My Wife Belongs in the Kitchen…
… telling me to do the dishes and housework.
It is written that the Olympics actually began in an ancient Greek household. A man and wife had just birthed a young Greek named Nagmeon. Within a fortnight, the two were screaming at each other over who had changed more grape leaf diapers than the other, who prepared a greater quantity of goat’s milk formula and who had been visited by Morpheus more often (slept). Thus began a competition that would last nearly 3000 years.
Okay, so that’s all bullshit, but you get the idea.
GAME OF THRONES
New parents and married couples deal with this game of games. You know the one I’m referring to: the fun competition of comparing who does more crap around the house. It’s a never ending story of rivalry and sulking. It blows.

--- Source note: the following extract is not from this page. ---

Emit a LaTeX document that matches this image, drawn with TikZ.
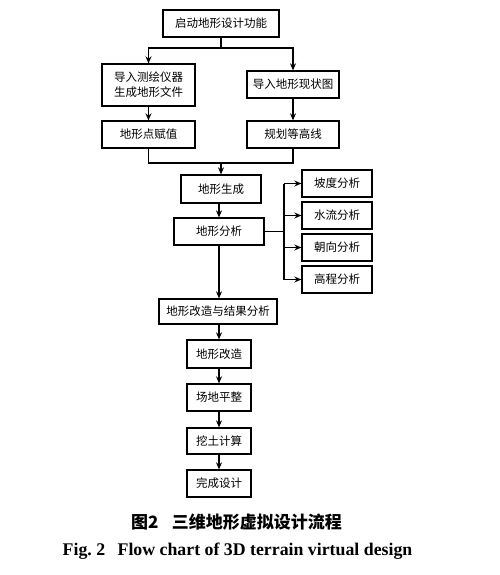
\documentclass[tikz,border=0pt]{standalone}
\usepackage{fontspec}
\setmainfont{Liberation Serif}
\newfontfamily\cjk{Noto Sans CJK SC}
\usetikzlibrary{arrows.meta}
\begin{document}
\begin{tikzpicture}[x=1pt,y=-1pt,
  box/.style={draw,line width=1.3pt,inner sep=0pt,align=center,
    font=\cjk\fontsize{11.5}{15}\selectfont},
  con/.style={line width=1.2pt},
  arr/.style={line width=1.2pt,-{Stealth[length=7pt,width=6pt]}}]
\useasboundingbox[fill=white] (0,0) rectangle (500,575);
\node[box,minimum width=116pt,minimum height=27pt] (start) at (221,23.5) {启动地形设计功能};
\node[box,minimum width=93pt,minimum height=42pt] (imp1) at (148.5,85) {导入测绘仪器\\生成地形文件};
\node[box,minimum width=92pt,minimum height=27pt] (imp2) at (293,84.5) {导入地形现状图};
\node[box,minimum width=93pt,minimum height=27pt] (pt) at (148.5,134.5) {地形点赋值};
\node[box,minimum width=92pt,minimum height=27pt] (plan) at (293,134.5) {规划等高线};
\node[box,minimum width=80pt,minimum height=28pt] (gen) at (221,189) {地形生成};
\node[box,minimum width=90pt,minimum height=27pt] (ana) at (219,231.5) {地形分析};
\node[box,minimum width=70pt,minimum height=27pt] (r1) at (337,183.5) {坡度分析};
\node[box,minimum width=70pt,minimum height=27pt] (r2) at (337,215.5) {水流分析};
\node[box,minimum width=70pt,minimum height=27pt] (r3) at (337,247.5) {朝向分析};
\node[box,minimum width=70pt,minimum height=27pt] (r4) at (337,279.5) {高程分析};
\node[box,minimum width=118pt,minimum height=25pt] (res) at (218,311.5) {地形改造与结果分析};
\node[box,minimum width=64pt,minimum height=28pt] (mod) at (219,354) {地形改造};
\node[box,minimum width=64pt,minimum height=27pt] (flat) at (219,397.5) {场地平整};
\node[box,minimum width=64pt,minimum height=26pt] (dig) at (219,441) {挖土计算};
\node[box,minimum width=64pt,minimum height=27pt] (done) at (219,483.5) {完成设计};
% top split
\coordinate (s0) at (start.south |- 0,48);
\draw[con] (start.south) -- (s0);
\draw[arr] (s0) -| (imp1.north);
\draw[arr] (s0) -| (imp2.north);
\draw[arr] (imp1) -- (pt);
\draw[arr] (imp2) -- (plan);
% merge
\coordinate (m0) at (gen.north |- 0,163);
\draw[con] (pt.south) |- (m0);
\draw[con] (plan.south) |- (m0);
\draw[arr] (m0) -- (gen.north);
\draw[arr] (gen.south -| ana.north) -- (ana.north);
% bracket
\coordinate (b0) at (284,0 |- ana.east);
\draw[con] (ana.east) -- (b0);
\coordinate (bt) at (284,0 |- r1.west);
\coordinate (bb) at (284,0 |- r4.west);
\draw[con] (bt) -- (bb);
\draw[arr] (bt) -- (r1.west);
\draw[arr] (284,0 |- r2.west) -- (r2.west);
\draw[arr] (284,0 |- r3.west) -- (r3.west);
\draw[arr] (bb) -- (r4.west);
% chain
\draw[arr] (ana.south) -- (ana.south |- res.north);
\draw[arr] (res.south -| mod.north) -- (mod.north);
\draw[arr] (mod) -- (flat);
\draw[arr] (flat) -- (dig);
\draw[arr] (dig) -- (done);
% captions
\node[font=\cjk\bfseries\fontsize{17}{20}\selectfont] (cap1) at (236.5,522) {图2\hspace{0.8em}三维地形虚拟设计流程};
\node[font=\bfseries\fontsize{17.8}{20}\selectfont] (cap2) at (237.5,551) {Fig.~2\hspace{0.7em}Flow chart of 3D terrain virtual design};
\end{tikzpicture}
\end{document}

Often, the mental weightlifting required to keep up with our daily duties, not to mention navigating each others’ personality quirks, demands more than we have to spare. It’s hard to keep track of it all, but you know once you start counting the number of times you’ve changed a diaper or got up in the middle of the night or made a bottle or washed the bottles or took out the diaper pail or… it’s a free fall plummet into blame. Not that I’ve ever done that.
WHERE IT GETS INTERESTING
This week my wife and I realized we hadn’t really figured out “who” does “what” around the house. You’d think we wouldn’t need to write down job descriptions or might’ve already done it implicitly, but that is exactly what we are doing. It’s necessary now. What are our job requirements? What, precisely, is the division of labor in this mini-group?

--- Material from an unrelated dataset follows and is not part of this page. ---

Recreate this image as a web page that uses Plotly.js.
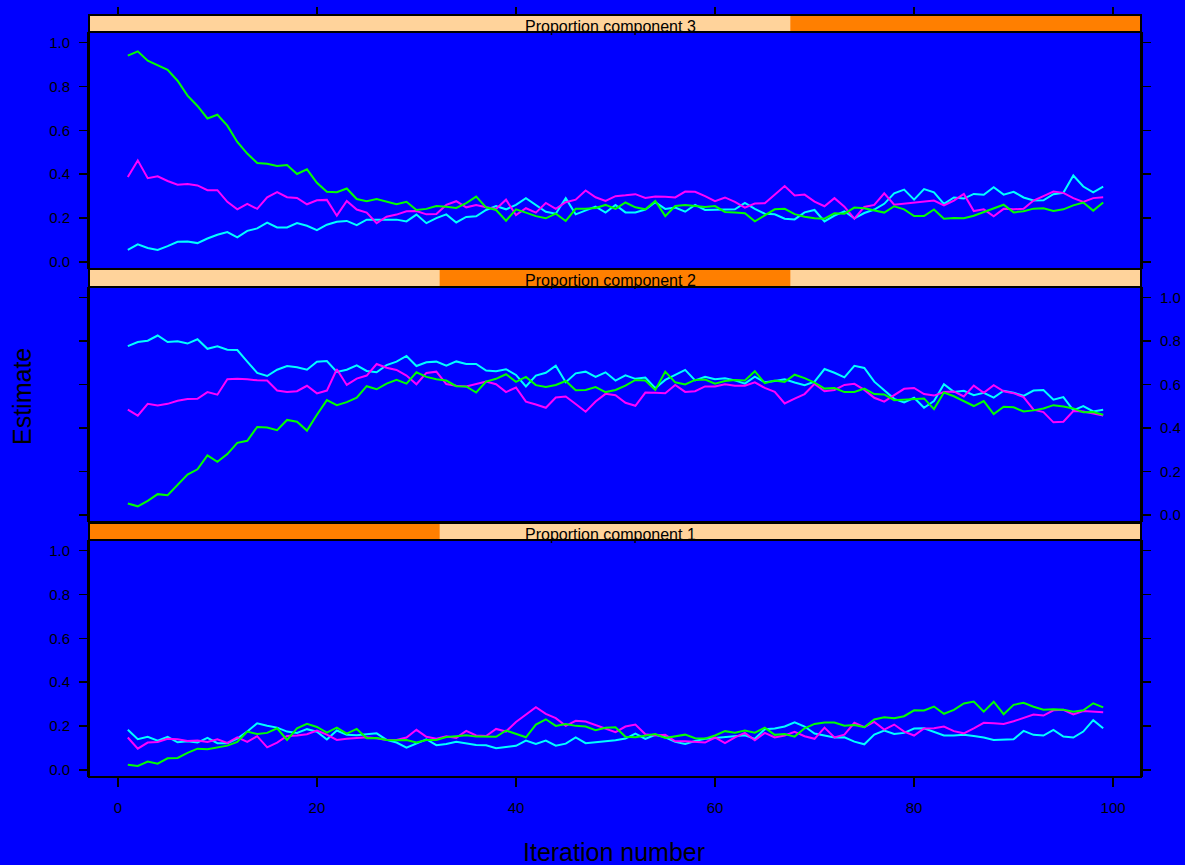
<!DOCTYPE html>
<html>
<head>
<meta charset="utf-8">
<script src="https://cdn.plot.ly/plotly-3.0.1.min.js"></script>
<style>html,body{margin:0;padding:0;background:#0000FF;}</style>
</head>
<body>
<div id="chart" style="width:1185px;height:865px;"></div>
<script>
// Iteration numbers (x values)
const iterations = Array.from({length: 99}, (_, k) => k + 1);

// Panel labels (strips), top to bottom
const panelLabels = ["Proportion component 3", "Proportion component 2", "Proportion component 1"];
const xTickVals = [0, 20, 40, 60, 80, 100];
const yTickVals = [0, 0.2, 0.4, 0.6, 0.8, 1.0];
const yTickText = ["0.0", "0.2", "0.4", "0.6", "0.8", "1.0"];

// ---- Proportion component 3 ----
const comp3_cyan = [0.055,0.080,0.064,0.055,0.072,0.092,0.093,0.086,0.107,0.124,0.136,0.112,0.142,0.153,0.179,0.157,0.157,0.177,0.165,0.145,0.170,0.183,0.187,0.168,0.193,0.193,0.194,0.193,0.185,0.216,0.177,0.200,0.217,
  0.180,0.205,0.208,0.237,0.255,0.240,0.260,0.291,0.260,0.229,0.220,0.291,0.217,0.234,0.252,0.225,0.260,0.226,0.226,0.239,0.272,0.242,0.248,0.229,0.260,0.237,0.237,0.237,0.240,0.269,0.242,0.220,0.217,0.197,0.194,
  0.226,0.237,0.185,0.211,0.231,0.199,0.223,0.239,0.265,0.313,0.330,0.284,0.332,0.317,0.265,0.294,0.289,0.310,0.306,0.341,0.307,0.320,0.294,0.280,0.281,0.309,0.315,0.394,0.344,0.317,0.343];
const comp3_magenta = [0.387,0.463,0.382,0.390,0.369,0.352,0.355,0.349,0.327,0.327,0.274,0.240,0.265,0.242,0.295,0.318,0.295,0.292,0.263,0.281,0.283,0.211,0.278,0.239,0.225,0.177,0.206,0.216,0.231,0.232,0.217,0.219,0.260,
  0.277,0.249,0.260,0.249,0.242,0.284,0.214,0.245,0.225,0.269,0.242,0.272,0.284,0.326,0.295,0.278,0.300,0.304,0.309,0.292,0.298,0.297,0.294,0.321,0.320,0.300,0.277,0.294,0.274,0.248,0.266,0.268,0.307,0.346,0.303,
  0.307,0.275,0.254,0.291,0.252,0.197,0.251,0.260,0.313,0.261,0.265,0.271,0.275,0.280,0.258,0.280,0.310,0.232,0.240,0.208,0.242,0.240,0.242,0.280,0.300,0.321,0.315,0.291,0.274,0.291,0.295];
const comp3_green = [0.940,0.960,0.917,0.896,0.876,0.826,0.758,0.711,0.654,0.671,0.621,0.547,0.494,0.451,0.448,0.437,0.442,0.401,0.422,0.361,0.320,0.318,0.335,0.287,0.277,0.287,0.275,0.263,0.274,0.237,0.242,0.255,0.252,
  0.246,0.268,0.298,0.249,0.237,0.188,0.240,0.225,0.209,0.199,0.220,0.187,0.242,0.242,0.246,0.260,0.242,0.271,0.249,0.240,0.278,0.209,0.255,0.260,0.254,0.251,0.255,0.228,0.226,0.222,0.185,0.213,0.240,0.242,0.218,
  0.206,0.199,0.197,0.222,0.220,0.248,0.245,0.234,0.225,0.254,0.240,0.209,0.209,0.239,0.197,0.200,0.199,0.211,0.228,0.245,0.261,0.226,0.231,0.243,0.245,0.232,0.240,0.258,0.271,0.234,0.271];

// ---- Proportion component 2 ----
const comp2_cyan = [0.776,0.795,0.801,0.825,0.795,0.799,0.788,0.808,0.764,0.775,0.760,0.758,0.705,0.653,0.639,0.668,0.685,0.679,0.668,0.705,0.708,0.658,0.668,0.688,0.662,0.656,0.689,0.705,0.731,0.685,0.702,0.705,0.686,
  0.706,0.694,0.694,0.664,0.661,0.670,0.644,0.591,0.641,0.654,0.686,0.610,0.651,0.659,0.635,0.656,0.618,0.642,0.626,0.632,0.583,0.621,0.644,0.667,0.619,0.635,0.624,0.629,0.619,0.604,0.636,0.610,0.616,0.624,0.609,
  0.597,0.613,0.671,0.654,0.633,0.686,0.676,0.613,0.575,0.534,0.518,0.539,0.493,0.524,0.601,0.566,0.571,0.551,0.562,0.540,0.571,0.562,0.548,0.572,0.575,0.530,0.542,0.481,0.501,0.476,0.484];
const comp2_magenta = [0.484,0.457,0.511,0.504,0.511,0.525,0.533,0.534,0.565,0.553,0.624,0.626,0.624,0.619,0.618,0.572,0.566,0.569,0.594,0.559,0.572,0.670,0.598,0.627,0.641,0.694,0.677,0.667,0.641,0.601,0.653,0.659,0.602,
  0.594,0.591,0.603,0.613,0.601,0.565,0.586,0.521,0.508,0.493,0.540,0.545,0.510,0.475,0.522,0.557,0.551,0.516,0.502,0.563,0.562,0.560,0.598,0.566,0.569,0.591,0.591,0.601,0.594,0.594,0.610,0.584,0.566,0.513,0.535,
  0.556,0.603,0.569,0.575,0.598,0.603,0.575,0.539,0.521,0.551,0.580,0.584,0.556,0.549,0.565,0.568,0.545,0.595,0.562,0.597,0.569,0.560,0.542,0.484,0.473,0.426,0.429,0.478,0.476,0.466,0.457];
const comp2_green = [0.053,0.040,0.065,0.096,0.091,0.139,0.186,0.210,0.274,0.245,0.280,0.332,0.341,0.405,0.402,0.390,0.437,0.429,0.388,0.461,0.528,0.505,0.519,0.539,0.592,0.578,0.604,0.621,0.604,0.656,0.635,0.624,0.618,
  0.592,0.591,0.563,0.613,0.626,0.647,0.612,0.635,0.597,0.588,0.598,0.616,0.574,0.575,0.588,0.565,0.575,0.595,0.621,0.618,0.575,0.659,0.610,0.600,0.621,0.623,0.604,0.616,0.621,0.618,0.661,0.606,0.618,0.612,0.645,
  0.629,0.609,0.581,0.584,0.565,0.566,0.581,0.556,0.554,0.528,0.531,0.536,0.536,0.487,0.563,0.546,0.524,0.501,0.524,0.464,0.498,0.495,0.476,0.481,0.490,0.505,0.499,0.490,0.472,0.473,0.461];

// ---- Proportion component 1 ----
const comp1_cyan = [0.183,0.140,0.151,0.134,0.151,0.126,0.131,0.125,0.146,0.122,0.122,0.143,0.175,0.213,0.202,0.193,0.175,0.169,0.186,0.174,0.139,0.180,0.160,0.158,0.163,0.167,0.137,0.125,0.102,0.120,0.140,0.113,0.118,
  0.129,0.122,0.114,0.113,0.099,0.105,0.110,0.134,0.119,0.134,0.111,0.120,0.148,0.122,0.125,0.131,0.135,0.143,0.166,0.142,0.160,0.149,0.128,0.119,0.132,0.142,0.146,0.151,0.154,0.158,0.142,0.186,0.189,0.198,0.217,
  0.198,0.166,0.158,0.148,0.149,0.129,0.117,0.161,0.180,0.164,0.169,0.189,0.190,0.175,0.157,0.157,0.160,0.155,0.148,0.137,0.139,0.140,0.178,0.160,0.157,0.183,0.152,0.148,0.175,0.227,0.190];
const comp1_magenta = [0.148,0.097,0.125,0.128,0.142,0.140,0.132,0.134,0.128,0.140,0.123,0.149,0.128,0.154,0.103,0.125,0.155,0.157,0.163,0.180,0.161,0.137,0.142,0.146,0.149,0.145,0.137,0.137,0.148,0.183,0.151,0.142,0.154,
  0.146,0.178,0.157,0.155,0.187,0.175,0.219,0.254,0.286,0.256,0.236,0.201,0.224,0.221,0.205,0.186,0.172,0.198,0.207,0.163,0.157,0.160,0.131,0.131,0.128,0.125,0.148,0.122,0.149,0.169,0.135,0.169,0.148,0.157,0.174,
  0.154,0.142,0.193,0.148,0.161,0.215,0.195,0.219,0.184,0.207,0.175,0.157,0.189,0.190,0.198,0.177,0.167,0.190,0.215,0.213,0.210,0.222,0.239,0.253,0.248,0.272,0.274,0.253,0.269,0.265,0.263];
const comp1_green = [0.024,0.018,0.038,0.029,0.053,0.055,0.078,0.097,0.094,0.103,0.111,0.128,0.175,0.164,0.169,0.190,0.137,0.190,0.210,0.196,0.170,0.193,0.166,0.187,0.145,0.146,0.137,0.135,0.137,0.125,0.137,0.137,0.150,
  0.154,0.158,0.152,0.151,0.151,0.180,0.164,0.149,0.207,0.231,0.201,0.209,0.201,0.198,0.181,0.192,0.195,0.151,0.149,0.157,0.164,0.146,0.154,0.161,0.145,0.143,0.157,0.177,0.170,0.180,0.170,0.193,0.160,0.164,0.152,
  0.190,0.210,0.216,0.216,0.202,0.205,0.195,0.230,0.240,0.236,0.245,0.272,0.271,0.289,0.256,0.274,0.303,0.312,0.266,0.311,0.254,0.297,0.306,0.288,0.275,0.277,0.275,0.265,0.272,0.304,0.285];

const chainColors = ["#00FFFF", "#FF00FF", "#00FF00"];
const stripBg = "#FFD39B";
const stripFg = "#FF7F00";
const FONT = "Liberation Sans, Arial, Helvetica, sans-serif";

// panel definitions
const panels = [
  {series: [comp3_cyan, comp3_magenta, comp3_green], xa: "x2", ya: "y3", level: 3, label: panelLabels[0]},
  {series: [comp2_cyan, comp2_magenta, comp2_green], xa: "x",  ya: "y2", level: 2, label: panelLabels[1]},
  {series: [comp1_cyan, comp1_magenta, comp1_green], xa: "x",  ya: "y",  level: 1, label: panelLabels[2]}
];
const nLevels = 3;

const traces = [];
panels.forEach(p => {
  p.series.forEach((s, k) => {
    traces.push({
      type: "scatter", mode: "lines", x: iterations, y: s,
      xaxis: p.xa, yaxis: p.ya,
      line: {color: chainColors[k], width: 2},
      hoverinfo: "skip", showlegend: false
    });
  });
});

// pixel geometry -> paper fractions (plot area: y 15..777, x 89..1141)
const H_TOP = 15, H_BOT = 777;
const py = y => (H_BOT - y) / (H_BOT - H_TOP);
const panelBoxes = [
  {stripTop: 15,  stripBot: 32,  plotBot: 269},
  {stripTop: 269, stripBot: 287, plotBot: 522},
  {stripTop: 523, stripBot: 540, plotBot: 777}
];

const shapes = [];
const annotations = [];
panels.forEach((p, idx) => {
  const b = panelBoxes[idx];
  shapes.push({type: "rect", xref: "paper", yref: "paper", x0: 0, x1: 1, y0: py(b.stripBot), y1: py(b.stripTop),
    fillcolor: stripBg, line: {width: 0}, layer: "above"});
  shapes.push({type: "rect", xref: "paper", yref: "paper", x0: (p.level - 1) / nLevels, x1: p.level / nLevels,
    y0: py(b.stripBot), y1: py(b.stripTop), fillcolor: stripFg, line: {width: 0}, layer: "above"});
  shapes.push({type: "rect", xref: "paper", yref: "paper", x0: 0, x1: 1, y0: py(b.stripBot), y1: py(b.stripTop),
    fillcolor: "rgba(0,0,0,0)", line: {color: "black", width: 2}, layer: "above"});
  shapes.push({type: "rect", xref: "paper", yref: "paper", x0: 0, x1: 1, y0: py(b.plotBot), y1: py(b.stripBot),
    fillcolor: "rgba(0,0,0,0)", line: {color: "black", width: 2}, layer: "above"});
  annotations.push({text: p.label, xref: "paper", yref: "paper", x: 0.496, y: py((b.stripTop + b.stripBot) / 2 + 2.5),
    xanchor: "center", yanchor: "middle", showarrow: false, font: {family: FONT, size: 16, color: "black"}});
});

annotations.push({text: "Estimate", xref: "paper", yref: "paper", x: (22 - 89) / 1052, y: py(397),
  xanchor: "center", yanchor: "middle", textangle: -90, showarrow: false, font: {family: FONT, size: 25, color: "black"}});
annotations.push({text: "Iteration number", xref: "paper", yref: "paper", x: (614 - 89) / 1052, y: py(852),
  xanchor: "center", yanchor: "middle", showarrow: false, font: {family: FONT, size: 25, color: "black"}});

const yCommon = {
  range: [-0.032, 1.048], tickvals: yTickVals, ticktext: yTickText,
  ticks: "outside", ticklen: 8, tickwidth: 1.5, tickcolor: "black",
  showgrid: false, zeroline: false, showline: true, linecolor: "black", linewidth: 2, mirror: "ticks",
  tickfont: {family: FONT, size: 15, color: "black"}, ticklabelstandoff: 6, fixedrange: true
};
const xCommon = {
  range: [-2.9, 102.8], tickvals: xTickVals, domain: [0, 1],
  ticks: "outside", ticklen: 9, tickwidth: 1.5, tickcolor: "black",
  showgrid: false, zeroline: false, showline: false,
  tickfont: {family: FONT, size: 15, color: "black"}, fixedrange: true
};

const layout = {
  width: 1185, height: 865,
  paper_bgcolor: "#0000FF", plot_bgcolor: "#0000FF",
  margin: {l: 89, r: 44, t: 15, b: 88, pad: 0},
  showlegend: false,
  xaxis: Object.assign({}, xCommon, {anchor: "y", side: "bottom", ticklabelstandoff: 8}),
  xaxis2: Object.assign({}, xCommon, {anchor: "free", position: 1, side: "top", showticklabels: false, ticklen: 8}),
  yaxis: Object.assign({}, yCommon, {domain: [py(777), py(540)], anchor: "x", side: "left"}),
  yaxis2: Object.assign({}, yCommon, {domain: [py(522), py(287)], anchor: "x", side: "right"}),
  yaxis3: Object.assign({}, yCommon, {domain: [py(269), py(32)], anchor: "x2", side: "left"}),
  shapes: shapes,
  annotations: annotations
};

Plotly.newPlot("chart", traces, layout, {displayModeBar: false, staticPlot: true});
</script>
</body>
</html>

The advent of feminism and a strong desire on the part of manpeople to be more hands-on at home has sort of left the household organization chart in disarray. The staid, traditional route found itself in the crosshairs of a sociological executioner in the 1960’s. Some still argue there was a sense of orderliness and guidelines to it, false and repressive though it may have been.
Before you start unsheathing the castration scissors for thinking I’m implying all women should be stay-at-home moms, go breathe into a bag for a minute while I explain further… Let me point out that I was raised by a single mother. She was “mom” and “dad” essentially. The concept of a stay-at-home-mother is more or less foreign to me. My father appeared on a local television show when I was just one or two years of age, illustrating his life as a stay-at-home dad. It was a bit of circus act show but had a lot of heart. Later, he hit the metaphorical eject button. I dedicated myself to exploring what masculinity was for me, in various ways. Traditional household, we did not have. But this isn’t about gender roles. It’s about what needs to get done, who can best fulfill those requirements.
And most people I’ve talked to don’t do this organization. They either feel no need or they’re content letting their festering grapes turn into a sour juice, I guess. For my wife and I, we noticed how uncoordinated we were with all the stress in our lives. If we’re going to be battling, we may as well be working together in the foxhole, right? Not playing ‘hot potato’ with the incoming grenades.
I wonder how many women want to be stay-at-homers, nowadays. It’s not an easy job. Seriously, you don’t even need to be kitsch and add up the theoretical salary as evidence to prove it’s a superhuman job. To be fair, I can’t breastfeed, I can’t plan our lives and I can’t really hang photos that well. She can’t… well… whine about things as well as I do. Um, yeah. So, she belongs in the kitchen. Telling me what to do, I guess.
Seriously, who does what around the house in your home?